=== Your task ===
Transcribe exactly the lines from the one containing "Write the Plotly code for this chart." through the one containing "import plotly.graph_objects as go", both included, and leave out any pictures.

──────────────────────────────

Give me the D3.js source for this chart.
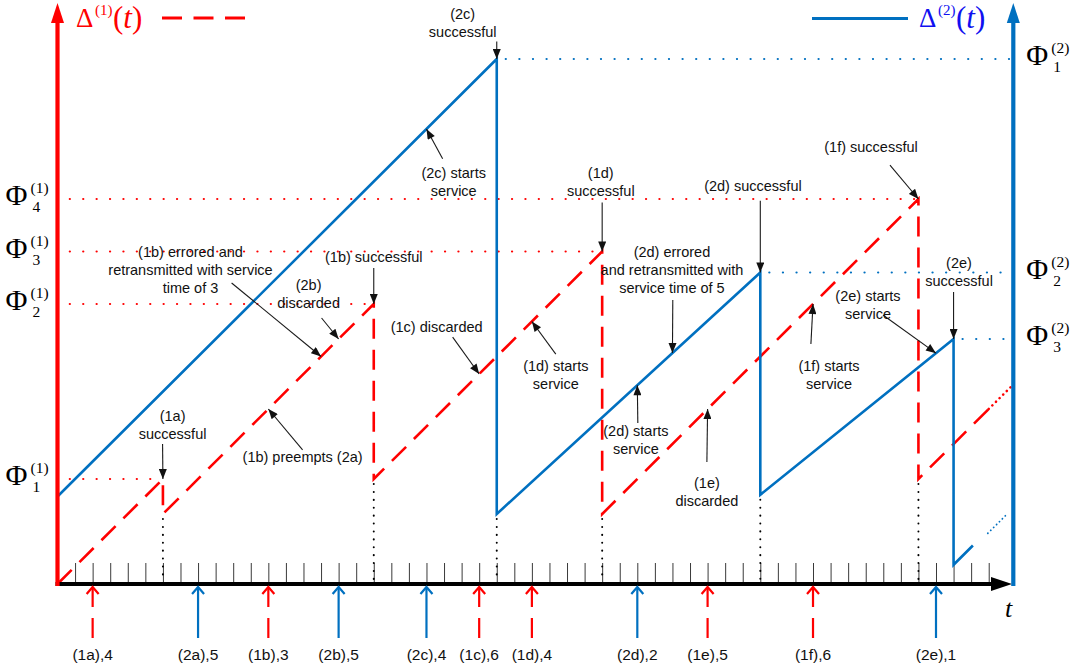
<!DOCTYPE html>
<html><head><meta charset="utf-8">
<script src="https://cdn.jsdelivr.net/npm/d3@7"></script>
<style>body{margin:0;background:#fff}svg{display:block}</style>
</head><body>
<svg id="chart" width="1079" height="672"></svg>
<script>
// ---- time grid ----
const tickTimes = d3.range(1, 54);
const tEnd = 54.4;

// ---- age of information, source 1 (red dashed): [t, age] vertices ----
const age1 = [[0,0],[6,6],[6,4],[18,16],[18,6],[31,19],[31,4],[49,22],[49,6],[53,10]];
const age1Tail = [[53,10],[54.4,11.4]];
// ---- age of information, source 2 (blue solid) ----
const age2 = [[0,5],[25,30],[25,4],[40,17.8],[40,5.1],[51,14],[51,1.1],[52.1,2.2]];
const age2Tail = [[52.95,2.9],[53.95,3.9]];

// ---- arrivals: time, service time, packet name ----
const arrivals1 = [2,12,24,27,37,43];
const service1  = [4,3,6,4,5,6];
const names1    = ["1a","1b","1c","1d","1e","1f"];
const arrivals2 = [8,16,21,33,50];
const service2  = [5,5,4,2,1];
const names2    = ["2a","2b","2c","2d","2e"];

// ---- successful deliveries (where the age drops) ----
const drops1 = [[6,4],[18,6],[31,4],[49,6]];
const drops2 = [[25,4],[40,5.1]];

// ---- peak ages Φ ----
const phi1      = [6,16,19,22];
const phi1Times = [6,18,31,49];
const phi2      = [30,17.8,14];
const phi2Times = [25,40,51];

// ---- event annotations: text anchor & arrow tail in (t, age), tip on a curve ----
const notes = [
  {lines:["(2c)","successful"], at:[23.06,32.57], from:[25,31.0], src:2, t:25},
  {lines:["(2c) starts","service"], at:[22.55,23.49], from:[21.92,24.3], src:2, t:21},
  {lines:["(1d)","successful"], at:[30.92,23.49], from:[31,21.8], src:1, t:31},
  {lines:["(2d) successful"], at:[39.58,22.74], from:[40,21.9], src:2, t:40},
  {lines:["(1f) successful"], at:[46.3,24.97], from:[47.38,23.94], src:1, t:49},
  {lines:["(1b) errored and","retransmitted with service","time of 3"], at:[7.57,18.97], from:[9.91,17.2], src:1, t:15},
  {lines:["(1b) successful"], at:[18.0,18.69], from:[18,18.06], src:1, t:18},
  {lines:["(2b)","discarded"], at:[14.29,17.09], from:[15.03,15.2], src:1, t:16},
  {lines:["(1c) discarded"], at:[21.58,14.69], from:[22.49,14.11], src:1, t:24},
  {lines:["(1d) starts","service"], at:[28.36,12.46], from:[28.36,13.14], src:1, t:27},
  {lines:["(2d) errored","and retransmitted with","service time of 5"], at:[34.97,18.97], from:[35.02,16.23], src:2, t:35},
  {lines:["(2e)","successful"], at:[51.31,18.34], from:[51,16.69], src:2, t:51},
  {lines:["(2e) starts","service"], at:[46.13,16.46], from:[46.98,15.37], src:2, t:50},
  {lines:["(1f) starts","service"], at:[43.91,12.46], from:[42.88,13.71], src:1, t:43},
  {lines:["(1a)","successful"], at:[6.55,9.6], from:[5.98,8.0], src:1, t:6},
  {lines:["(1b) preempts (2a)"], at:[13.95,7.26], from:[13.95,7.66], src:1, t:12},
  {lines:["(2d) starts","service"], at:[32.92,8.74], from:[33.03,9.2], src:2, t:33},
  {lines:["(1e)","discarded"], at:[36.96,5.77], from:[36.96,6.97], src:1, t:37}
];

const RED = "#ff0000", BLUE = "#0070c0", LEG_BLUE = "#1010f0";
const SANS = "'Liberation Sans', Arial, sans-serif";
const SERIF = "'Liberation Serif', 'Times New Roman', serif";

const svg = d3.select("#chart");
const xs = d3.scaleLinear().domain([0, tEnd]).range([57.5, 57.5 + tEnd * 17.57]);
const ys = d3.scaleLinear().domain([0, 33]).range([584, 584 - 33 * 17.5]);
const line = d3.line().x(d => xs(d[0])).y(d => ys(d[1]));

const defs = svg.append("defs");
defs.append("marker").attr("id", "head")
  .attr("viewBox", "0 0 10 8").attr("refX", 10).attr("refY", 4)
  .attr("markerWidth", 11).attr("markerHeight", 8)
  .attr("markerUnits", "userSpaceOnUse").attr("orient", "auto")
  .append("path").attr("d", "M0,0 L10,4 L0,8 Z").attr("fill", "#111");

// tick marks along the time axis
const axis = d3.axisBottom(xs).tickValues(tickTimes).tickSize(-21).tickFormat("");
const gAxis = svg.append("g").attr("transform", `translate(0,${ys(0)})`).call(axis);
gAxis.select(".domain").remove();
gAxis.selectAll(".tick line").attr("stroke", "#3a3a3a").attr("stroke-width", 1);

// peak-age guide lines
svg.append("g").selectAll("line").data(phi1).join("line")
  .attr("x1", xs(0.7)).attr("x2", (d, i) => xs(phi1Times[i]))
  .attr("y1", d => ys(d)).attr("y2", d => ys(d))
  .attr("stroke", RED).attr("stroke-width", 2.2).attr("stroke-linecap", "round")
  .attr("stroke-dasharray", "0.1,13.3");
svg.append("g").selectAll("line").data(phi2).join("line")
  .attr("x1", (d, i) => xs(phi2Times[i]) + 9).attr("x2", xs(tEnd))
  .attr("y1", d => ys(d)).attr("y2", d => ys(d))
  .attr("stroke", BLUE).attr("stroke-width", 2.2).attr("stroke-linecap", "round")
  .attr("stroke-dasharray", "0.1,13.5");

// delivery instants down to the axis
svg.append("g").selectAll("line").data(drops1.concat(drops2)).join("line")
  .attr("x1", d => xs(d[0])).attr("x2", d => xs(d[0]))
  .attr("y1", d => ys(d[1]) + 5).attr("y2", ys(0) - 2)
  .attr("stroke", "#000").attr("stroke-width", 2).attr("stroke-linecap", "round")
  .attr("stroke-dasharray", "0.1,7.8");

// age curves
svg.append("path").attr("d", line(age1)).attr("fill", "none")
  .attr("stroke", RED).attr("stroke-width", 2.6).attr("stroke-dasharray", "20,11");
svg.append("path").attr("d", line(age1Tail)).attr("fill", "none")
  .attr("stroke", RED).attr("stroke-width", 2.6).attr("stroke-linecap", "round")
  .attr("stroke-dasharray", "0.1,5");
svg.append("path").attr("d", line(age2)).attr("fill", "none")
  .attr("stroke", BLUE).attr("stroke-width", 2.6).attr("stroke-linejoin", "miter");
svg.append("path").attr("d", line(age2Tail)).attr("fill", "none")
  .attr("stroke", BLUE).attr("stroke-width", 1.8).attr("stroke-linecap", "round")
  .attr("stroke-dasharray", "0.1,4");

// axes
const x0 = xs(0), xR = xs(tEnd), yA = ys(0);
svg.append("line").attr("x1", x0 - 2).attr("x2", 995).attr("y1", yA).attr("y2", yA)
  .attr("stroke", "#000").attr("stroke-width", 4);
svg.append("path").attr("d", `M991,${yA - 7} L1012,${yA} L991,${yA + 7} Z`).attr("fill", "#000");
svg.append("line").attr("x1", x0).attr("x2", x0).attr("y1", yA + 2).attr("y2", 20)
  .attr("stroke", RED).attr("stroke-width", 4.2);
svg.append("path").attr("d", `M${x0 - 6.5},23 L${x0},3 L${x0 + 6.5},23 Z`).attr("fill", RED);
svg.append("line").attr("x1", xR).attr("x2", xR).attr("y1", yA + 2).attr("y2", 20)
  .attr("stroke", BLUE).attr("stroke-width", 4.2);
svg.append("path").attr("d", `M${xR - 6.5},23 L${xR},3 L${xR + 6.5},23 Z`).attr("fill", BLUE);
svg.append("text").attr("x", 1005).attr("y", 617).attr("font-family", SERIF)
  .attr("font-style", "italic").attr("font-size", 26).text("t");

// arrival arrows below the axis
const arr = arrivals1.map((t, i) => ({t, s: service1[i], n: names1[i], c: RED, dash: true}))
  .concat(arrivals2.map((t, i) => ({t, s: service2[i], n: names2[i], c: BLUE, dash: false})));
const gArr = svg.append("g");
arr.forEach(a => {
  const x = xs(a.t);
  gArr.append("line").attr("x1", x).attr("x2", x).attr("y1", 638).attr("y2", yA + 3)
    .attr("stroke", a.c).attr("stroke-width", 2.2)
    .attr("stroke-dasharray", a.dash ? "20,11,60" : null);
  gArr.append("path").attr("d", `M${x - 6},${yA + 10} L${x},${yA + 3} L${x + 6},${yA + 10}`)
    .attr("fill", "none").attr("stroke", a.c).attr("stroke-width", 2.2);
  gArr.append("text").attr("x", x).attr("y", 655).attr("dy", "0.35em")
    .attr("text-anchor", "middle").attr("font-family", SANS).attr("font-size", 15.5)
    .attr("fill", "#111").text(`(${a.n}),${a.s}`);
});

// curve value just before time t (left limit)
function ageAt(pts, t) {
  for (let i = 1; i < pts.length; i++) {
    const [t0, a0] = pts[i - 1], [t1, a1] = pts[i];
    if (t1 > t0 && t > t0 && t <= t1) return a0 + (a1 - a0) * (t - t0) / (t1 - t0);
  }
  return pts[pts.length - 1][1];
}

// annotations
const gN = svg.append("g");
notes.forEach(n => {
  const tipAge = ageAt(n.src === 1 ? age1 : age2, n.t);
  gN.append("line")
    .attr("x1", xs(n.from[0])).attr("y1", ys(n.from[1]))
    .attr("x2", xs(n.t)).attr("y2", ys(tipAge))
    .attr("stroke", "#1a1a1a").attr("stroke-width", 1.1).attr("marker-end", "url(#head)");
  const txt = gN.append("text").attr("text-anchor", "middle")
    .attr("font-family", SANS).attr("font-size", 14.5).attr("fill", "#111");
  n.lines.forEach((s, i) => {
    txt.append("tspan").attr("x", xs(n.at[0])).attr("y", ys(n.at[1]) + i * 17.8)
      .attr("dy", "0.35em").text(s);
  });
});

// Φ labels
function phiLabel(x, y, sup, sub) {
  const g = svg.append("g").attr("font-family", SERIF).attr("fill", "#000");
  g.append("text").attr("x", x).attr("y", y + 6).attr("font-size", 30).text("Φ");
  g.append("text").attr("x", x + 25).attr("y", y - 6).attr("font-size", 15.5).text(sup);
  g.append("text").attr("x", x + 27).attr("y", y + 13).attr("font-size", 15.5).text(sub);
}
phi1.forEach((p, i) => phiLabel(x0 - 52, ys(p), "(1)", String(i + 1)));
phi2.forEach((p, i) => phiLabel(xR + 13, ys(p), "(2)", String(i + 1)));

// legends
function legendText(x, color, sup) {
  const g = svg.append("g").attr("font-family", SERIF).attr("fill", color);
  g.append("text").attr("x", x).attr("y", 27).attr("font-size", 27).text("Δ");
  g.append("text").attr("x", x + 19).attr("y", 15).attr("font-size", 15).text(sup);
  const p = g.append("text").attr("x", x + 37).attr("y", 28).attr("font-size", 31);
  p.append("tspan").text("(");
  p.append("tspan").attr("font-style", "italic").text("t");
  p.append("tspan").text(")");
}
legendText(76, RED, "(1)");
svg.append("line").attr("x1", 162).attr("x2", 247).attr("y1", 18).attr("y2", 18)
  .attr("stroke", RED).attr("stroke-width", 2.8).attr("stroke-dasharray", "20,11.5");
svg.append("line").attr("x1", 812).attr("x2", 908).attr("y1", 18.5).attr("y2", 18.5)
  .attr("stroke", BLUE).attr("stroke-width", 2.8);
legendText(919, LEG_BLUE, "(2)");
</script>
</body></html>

──────────────────────────────

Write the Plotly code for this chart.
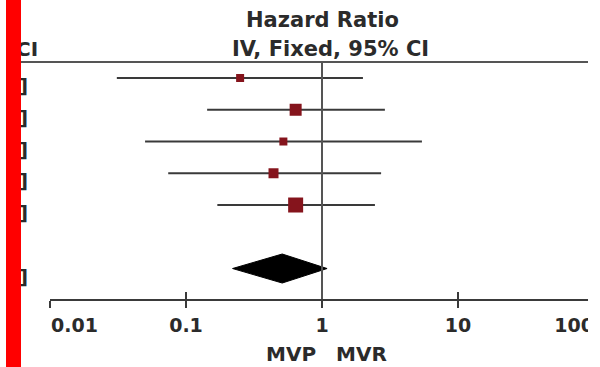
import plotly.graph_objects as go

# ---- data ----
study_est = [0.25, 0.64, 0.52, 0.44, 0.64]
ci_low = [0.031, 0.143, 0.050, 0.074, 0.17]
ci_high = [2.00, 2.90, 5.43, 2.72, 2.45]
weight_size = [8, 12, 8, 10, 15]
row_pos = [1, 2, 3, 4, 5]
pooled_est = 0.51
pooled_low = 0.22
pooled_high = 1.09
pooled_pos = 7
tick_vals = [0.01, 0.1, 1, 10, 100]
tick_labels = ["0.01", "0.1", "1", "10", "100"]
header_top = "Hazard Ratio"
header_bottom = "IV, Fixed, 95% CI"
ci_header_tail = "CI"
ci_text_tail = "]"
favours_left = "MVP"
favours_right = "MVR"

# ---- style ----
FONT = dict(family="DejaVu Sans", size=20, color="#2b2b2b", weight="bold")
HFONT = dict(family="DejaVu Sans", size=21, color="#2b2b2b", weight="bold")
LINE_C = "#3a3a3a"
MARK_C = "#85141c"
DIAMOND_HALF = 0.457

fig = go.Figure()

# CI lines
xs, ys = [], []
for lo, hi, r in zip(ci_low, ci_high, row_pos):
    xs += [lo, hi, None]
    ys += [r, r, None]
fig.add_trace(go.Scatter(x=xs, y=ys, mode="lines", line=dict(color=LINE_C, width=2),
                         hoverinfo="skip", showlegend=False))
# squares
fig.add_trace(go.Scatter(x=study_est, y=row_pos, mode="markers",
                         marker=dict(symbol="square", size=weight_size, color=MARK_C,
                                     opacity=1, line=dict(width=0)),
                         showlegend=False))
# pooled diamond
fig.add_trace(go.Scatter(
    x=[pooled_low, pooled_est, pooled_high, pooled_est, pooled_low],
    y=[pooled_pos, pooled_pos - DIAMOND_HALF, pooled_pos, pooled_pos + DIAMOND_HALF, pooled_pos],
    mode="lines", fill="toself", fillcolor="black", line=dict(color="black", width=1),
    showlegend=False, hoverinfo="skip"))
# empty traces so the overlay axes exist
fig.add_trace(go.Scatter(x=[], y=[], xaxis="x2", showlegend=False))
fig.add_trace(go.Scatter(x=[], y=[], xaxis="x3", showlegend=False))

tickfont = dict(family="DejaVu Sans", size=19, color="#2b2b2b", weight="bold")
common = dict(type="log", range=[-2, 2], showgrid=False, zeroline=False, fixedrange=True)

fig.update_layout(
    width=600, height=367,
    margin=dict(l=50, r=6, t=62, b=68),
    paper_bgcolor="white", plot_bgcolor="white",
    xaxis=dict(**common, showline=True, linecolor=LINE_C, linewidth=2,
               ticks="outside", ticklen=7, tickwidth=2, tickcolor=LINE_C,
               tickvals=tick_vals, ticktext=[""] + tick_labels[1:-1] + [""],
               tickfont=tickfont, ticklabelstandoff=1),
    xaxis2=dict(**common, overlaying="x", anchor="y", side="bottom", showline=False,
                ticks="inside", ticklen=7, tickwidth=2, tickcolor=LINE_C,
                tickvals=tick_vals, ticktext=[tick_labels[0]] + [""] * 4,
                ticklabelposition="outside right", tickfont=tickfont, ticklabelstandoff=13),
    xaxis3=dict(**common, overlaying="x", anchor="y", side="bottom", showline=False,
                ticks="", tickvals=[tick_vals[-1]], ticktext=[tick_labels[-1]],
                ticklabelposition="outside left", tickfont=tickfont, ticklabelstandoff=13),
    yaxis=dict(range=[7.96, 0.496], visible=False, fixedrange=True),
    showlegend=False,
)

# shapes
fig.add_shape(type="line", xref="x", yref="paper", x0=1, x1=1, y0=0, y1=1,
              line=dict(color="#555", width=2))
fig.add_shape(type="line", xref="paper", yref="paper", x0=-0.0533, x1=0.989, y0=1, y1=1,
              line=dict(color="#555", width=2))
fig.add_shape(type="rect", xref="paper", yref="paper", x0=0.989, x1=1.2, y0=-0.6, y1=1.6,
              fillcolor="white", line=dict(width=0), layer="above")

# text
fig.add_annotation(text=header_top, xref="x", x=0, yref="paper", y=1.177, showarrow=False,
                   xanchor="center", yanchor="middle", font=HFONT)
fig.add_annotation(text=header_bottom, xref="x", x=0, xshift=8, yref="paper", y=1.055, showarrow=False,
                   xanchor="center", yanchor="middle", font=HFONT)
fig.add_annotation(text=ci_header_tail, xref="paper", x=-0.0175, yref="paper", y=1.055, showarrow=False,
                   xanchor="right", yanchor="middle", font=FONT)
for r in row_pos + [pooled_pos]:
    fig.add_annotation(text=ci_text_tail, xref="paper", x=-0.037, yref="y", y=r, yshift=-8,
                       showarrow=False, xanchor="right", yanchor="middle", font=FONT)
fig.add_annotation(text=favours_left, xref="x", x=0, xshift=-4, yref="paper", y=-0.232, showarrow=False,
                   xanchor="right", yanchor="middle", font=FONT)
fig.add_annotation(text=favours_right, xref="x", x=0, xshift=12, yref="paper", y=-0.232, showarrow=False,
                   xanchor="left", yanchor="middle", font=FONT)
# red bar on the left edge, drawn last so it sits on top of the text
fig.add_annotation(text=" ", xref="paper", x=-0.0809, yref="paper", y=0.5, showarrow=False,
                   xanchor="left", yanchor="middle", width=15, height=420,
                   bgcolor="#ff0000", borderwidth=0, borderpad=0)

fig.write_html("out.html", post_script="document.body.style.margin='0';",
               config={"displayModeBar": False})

──────────────────────────────

=== Output for this task ===
Write the Plotly code for this chart.
import plotly.graph_objects as go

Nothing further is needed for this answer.